HTTP system overhaul

Currently Darcs depends by default on the C library curl to handle file download by HTTP. Alternatively, it can depend on the Haskell library HTTP.

We would like to experiment switching to a newer system like wreq, or req (see motivation wrt wreq ).

This means making (w)req the default download system. We might keep the current libcurl and HTTP code for benchmarking purposes, but given its rather complex interface it may be simply better to replace it entirely and benchmark against darcs pre-replacement.

It might make sense to deliver this as an independent “download manager” library. This would encourage a clean design that’s not too coupled with darcs, and potentially be of benefit to the Haskell community as a whole.

The benefits would be:

Deliverables (apart from the code itself):

  • HTTP benchmarks ((w)req vs libcurl vs HTTP)
  • testing that pipelining actually works
  • testing under windows / linux

Darcs does not currently send any file by HTTP but if we enable HTTP push it would be nice to benchmark HTTP send anyway.

Darcsden

Darcsden is the repository hosting software that runs on http://hub.darcs.net.

We have various targets to make Darcsden easier to install and use.

  • unauthenticated patch submission via darcs send and http:
    • can/should be unauthenticated or require an account on darcsden?
    • how should submitted bundles be presented to the repository owner?
    • how does darcs detect that it should send to darcsden instead of doing a regular send?
    • desired outcome: easier way to contribute to a darcs project without having to configure sendmail
  • http push (to darcsden):
    • specify how darcs could push to a dumb server (without remote darcs), for instance via ssh
    • pushing to a dumb server requires changes in the working of push. this requires local darcs to download more files and do the merging work locally.
    • it would be useful to measure the tranfer costs of pushing to dumb server vs. pushing to server with remote darcs vs. pushing to a repository inside of a locally mounted sshfs folder vs the dumb way (clone local, pull from remote patches from it, delete remote repo, clone merged repo to
  • enhancing easiness of retrieving source code from darcsden without having darcs:
    • automatic creation of git mirrors? (stretch goal)

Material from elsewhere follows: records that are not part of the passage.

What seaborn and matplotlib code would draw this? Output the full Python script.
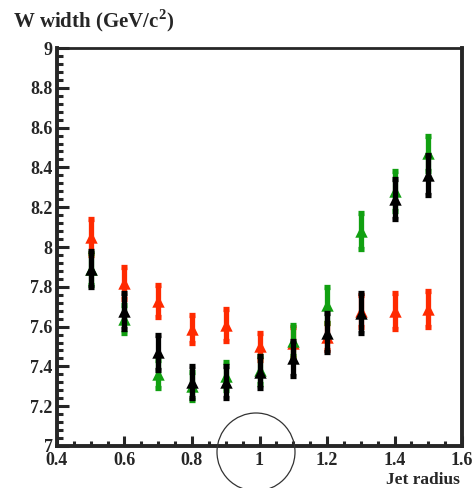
import numpy as np
import pandas as pd
import matplotlib
matplotlib.use("Agg")
import matplotlib.pyplot as plt
from matplotlib.patches import Ellipse
from matplotlib.ticker import MultipleLocator, FormatStrFormatter
import seaborn as sns

# ---- data ----
jet_radius = [0.5, 0.6, 0.7, 0.8, 0.9, 1.0, 1.1, 1.2, 1.3, 1.4, 1.5]
red_width = [8.05, 7.82, 7.73, 7.59, 7.61, 7.50, 7.52, 7.55, 7.68, 7.68, 7.69]
red_err = [0.09, 0.08, 0.08, 0.07, 0.08, 0.07, 0.08, 0.07, 0.08, 0.09, 0.09]
green_width = [7.89, 7.64, 7.36, 7.30, 7.35, 7.38, 7.53, 7.71, 8.08, 8.28, 8.47]
green_err = [0.08, 0.07, 0.07, 0.07, 0.07, 0.07, 0.08, 0.09, 0.09, 0.10, 0.09]
black_width = [7.89, 7.68, 7.47, 7.32, 7.32, 7.37, 7.44, 7.57, 7.67, 8.24, 8.36]
black_err = [0.09, 0.09, 0.09, 0.08, 0.08, 0.08, 0.09, 0.10, 0.10, 0.10, 0.10]
series_names = ["red", "green", "black"]
series_colors = {"red": "#ff2a00", "green": "#11a011", "black": "#000000"}

df = pd.concat([
    pd.DataFrame({"radius": jet_radius, "width": red_width, "err": red_err, "series": "red"}),
    pd.DataFrame({"radius": jet_radius, "width": green_width, "err": green_err, "series": "green"}),
    pd.DataFrame({"radius": jet_radius, "width": black_width, "err": black_err, "series": "black"}),
], ignore_index=True)

sns.set_style("ticks")
plt.rcParams["font.family"] = ["Liberation Serif", "DejaVu Serif"]
plt.rcParams["font.weight"] = "bold"
plt.rcParams["mathtext.fontset"] = "custom"
plt.rcParams["mathtext.rm"] = "Liberation Serif:bold"
plt.rcParams["mathtext.bf"] = "Liberation Serif:bold"

fig = plt.figure(figsize=(4.74, 4.88), dpi=100)
ax = fig.add_axes([0.120, 0.0861, 0.855, 0.8155])

for i, name in enumerate(series_names):
    sub = df[df["series"] == name]
    c = series_colors[name]
    ax.errorbar(sub["radius"], sub["width"], yerr=sub["err"], fmt="none",
                ecolor=c, elinewidth=3.8, capsize=2.2, capthick=3.8,
                zorder=3 + 2 * i)
    sns.scatterplot(data=sub, x="radius", y="width", color=c, marker="^",
                    s=80, linewidth=0, ax=ax, zorder=4 + 2 * i, legend=False)

ax.set_xlim(0.4, 1.6)
ax.set_ylim(7.0, 9.0)
ax.xaxis.set_major_locator(MultipleLocator(0.2))
ax.xaxis.set_minor_locator(MultipleLocator(0.05))
ax.yaxis.set_major_locator(MultipleLocator(0.2))
ax.yaxis.set_minor_locator(MultipleLocator(0.04))
ax.xaxis.set_major_formatter(FormatStrFormatter("%g"))
ax.yaxis.set_major_formatter(FormatStrFormatter("%g"))
ax.set_xlabel("")
ax.set_ylabel("")

ax.tick_params(axis="x", which="major", direction="in", length=7, width=2.2,
               labelsize=13, pad=4, top=False)
ax.tick_params(axis="x", which="minor", direction="in", length=3.5, width=2.2, top=False)
ax.tick_params(axis="y", which="major", direction="in", length=8.5, width=2.2,
               labelsize=13, pad=3, right=False)
ax.tick_params(axis="y", which="minor", direction="in", length=4.3, width=2.2, right=False)
for lab in ax.get_xticklabels() + ax.get_yticklabels():
    lab.set_fontweight("bold")

for side in ["left", "bottom", "right"]:
    ax.spines[side].set_linewidth(2.8)
    ax.spines[side].set_visible(True)
ax.spines["top"].set_linewidth(2.0)
ax.spines["top"].set_visible(True)

fig.text(13 / 474, 1 - 27 / 488, r"W width (GeV/c$^{\mathbf{2}}$)", fontsize=15,
         fontweight="bold", ha="left", va="baseline")
fig.text(460 / 474, 1 - 484 / 488, "Jet radius", fontsize=12.5,
         fontweight="bold", ha="right", va="baseline")

circ = Ellipse((256 / 474, 1 - 452 / 488), width=78 / 474, height=78 / 488,
               transform=fig.transFigure, fill=False, edgecolor="#333333",
               linewidth=0.9, zorder=20)
fig.add_artist(circ)

fig.savefig("out.png", dpi=100)
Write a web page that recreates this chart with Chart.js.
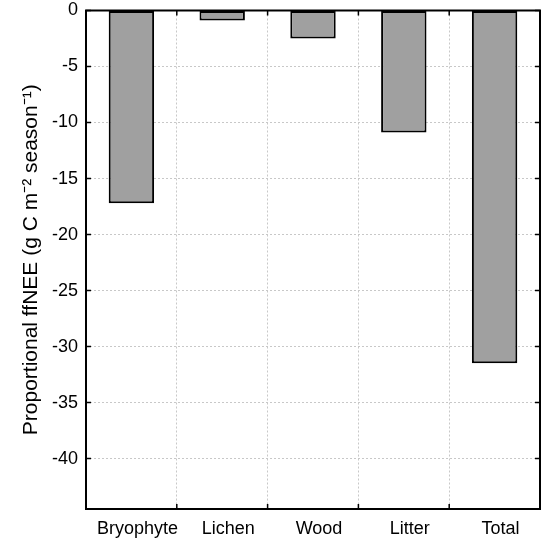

See also the list of issues of Darcsden on hub.darcs.net.

Conflicts handling/UI

Survey: How can we enhance conflict handling within the limits of the current Darcs repository format / specification ?

What about darcs-1 semantics?

See also page 10 of Ganesh’s talk

Fast-export

Improve fast-export with regard to conflicting patches. Because of how darcs handles conflicts, some information can be lost with the current way of creating incremenal mirrors to git (with convert export). An approach to address this would be to only resume exporting when the source repo is in a non-conflicting state (to at least have a history log that is faithful to the source repo). We could warn users about conflicts. Or maybe we can export all conflicting patches in some way, into the git mirror repository (branches?). See previous discussions on this topic:

Also fast-export is not faithful with respect to dirty tags.

We probably need some “calculate patch dependency graph” computation to export a darcs history as a branching one. Do we need to export branches as much as possible or only branch in presence of tags and conflicts?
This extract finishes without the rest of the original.